Taking over the cooking seemed only fair when I retired. She'd been cooking dinner for decades, on top of all that raising the kids stuff, which she tells me was a lot of work. Back then, it was my job to take the kids to the playground down the street after dinner, to give her about a half hour of peace, quiet and sanity.
These days, I like to cook. I get to decide what we're having for dinner. (We haven't had Brussels sprouts or tomato aspic once since I took over.) I enjoy whipping up new recipes, like a little science project in the afternoon, with the verdict – good or bad – obvious at dinner. My lemon chicken with spinach is to die for. And the “Girl Meets Farm” recipe for ribs I use makes the house smell like heaven.
It hasn't been all sweetness and light, though.
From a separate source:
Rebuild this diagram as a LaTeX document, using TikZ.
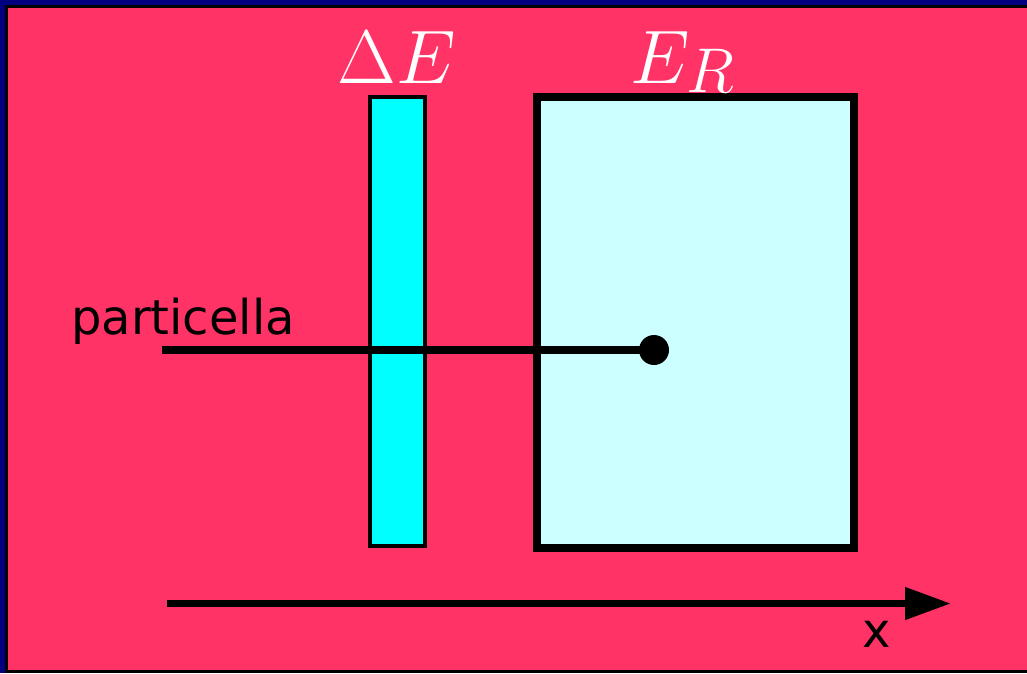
\documentclass[tikz,border=0pt]{standalone}
\usepackage{fontspec}
\newfontfamily\labfont{DejaVu Sans}
\usetikzlibrary{arrows.meta}
\definecolor{bgpink}{HTML}{FF3366}
\definecolor{navy}{HTML}{000080}
\definecolor{thincyan}{HTML}{00FFFF}
\definecolor{palecyan}{HTML}{CCFFFF}
\begin{document}
\begin{tikzpicture}[x=1pt,y=-1pt,
  lab/.style={font=\labfont\fontsize{48}{50}\selectfont, text=black, inner sep=0pt},
  mlab/.style={text=white, inner sep=0pt, font=\Huge, scale=3.05, anchor=base west},
  thick line/.style={line width=7.5pt}
]
\useasboundingbox (0,0) rectangle (1027,673);
\fill[navy] (0,0) rectangle (1027,673);
\draw[fill=bgpink, line width=3pt] (6.5,6.5) rectangle (1035,671.5);
% detectors
\node[draw=black, line width=3.5pt, fill=thincyan, minimum width=55pt, minimum height=449pt, inner sep=0pt, outer sep=0pt, anchor=north west] (de) at (370,97) {};
\node[draw=black, line width=7.5pt, fill=palecyan, minimum width=317pt, minimum height=451pt, inner sep=0pt, outer sep=0pt, anchor=north west] (er) at (537,97) {};
% labels
\node[mlab] (deL) at (337,83) {$\Delta E$};
\node[mlab] (erL) at (630,83) {$E$\kern-1.2pt\raisebox{-3.2pt}{$\scriptstyle R$}};
\node[lab] (part) at (183,321) {particella};
% particle track
\coordinate (start) at (162,350);
\node[circle, fill=black, minimum size=30pt, inner sep=0pt] (dot) at (654,350) {};
\draw[thick line] (start) -- (dot.center);
% axis
\coordinate (ax0) at (167,603.5);
\coordinate (ax1) at (951,603.5);
\draw[thick line, -{Triangle[length=46pt,width=31pt]}] (ax0) -- (ax1);
\node[lab] (xl) at (877,634) {x};
\end{tikzpicture}
\end{document}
One night years ago I poured cold water into a hot glass baking dish full of acorn squash, and you should have seen the explosion. How was I to know? When my wife was taking home ec in junior high, learning not to pour cold water into a hot glass dish, I was cutting out knick-knack shelves in industrial arts.
My mother, a home ec major, had no sympathy for boys who said they couldn't cook. “If you can read,” she said, “you can cook.” Case closed. (She also said “eggs are no good cold,” so don't be late for breakfast, Buster.)
These days, I head over to the local Walmart most afternoons to get what I need for whatever I'm cooking. Gets me out of the house. And I notice a lot of guys my age (old) doing the same thing, often with perplexed looks on their faces. (I wasted about a half hour looking for “broccolini” one time. And I never can remember where they stock the essential cans of “Manwich.”)
The price of eggs has been in the news lately. The folks who said annual inflation hitting 9 percent under hopeless Joe Biden was only “transitory,” and no big deal, now say Donald Trump promised the price of eggs would drop on Inauguration Day, which they didn't.
So I started paying attention to the price of eggs. And I jotted down some numbers.
Toward the end of February – about a month after Trump took office – I bought a big box of 60 large eggs for $27.50, which works out to 46 cents per egg. Then toward the end of March, a dozen eggs cost $4.97, which works out to 41 cents per egg. Or you could get the 60-egg box for $24.12, which was 40 cents per egg.
For a couple weeks, eggs held firm at $4.97 per dozen. Then last week they dropped to $4.47 per dozen, or 37 cents per egg.
So just in the weeks I've been watching, the price of an egg under the Trump Administration has dropped 9 cents, or almost 20 percent. This, despite the insistence of our liberal friends in the media that the price of eggs have actually gone UP under Trump. (Not where I shop.) And this, in the face of egg-centric Easter, and the controversial killing last summer of millions of egg-laying chickens over bird flu fears.
Bottom line, the price of eggs where I shop tells me that we're heading in the right direction, despite the predictably hysterical cries of our liberal friends, who have never given Trump the benefit of any doubt.
Why not give this guy some time to work the wonders he's so confidently predicting?
Don't take my word for it. And don't believe the wildly-varying egg prices reported on the the news.
Trust your own eyes. In the egg section.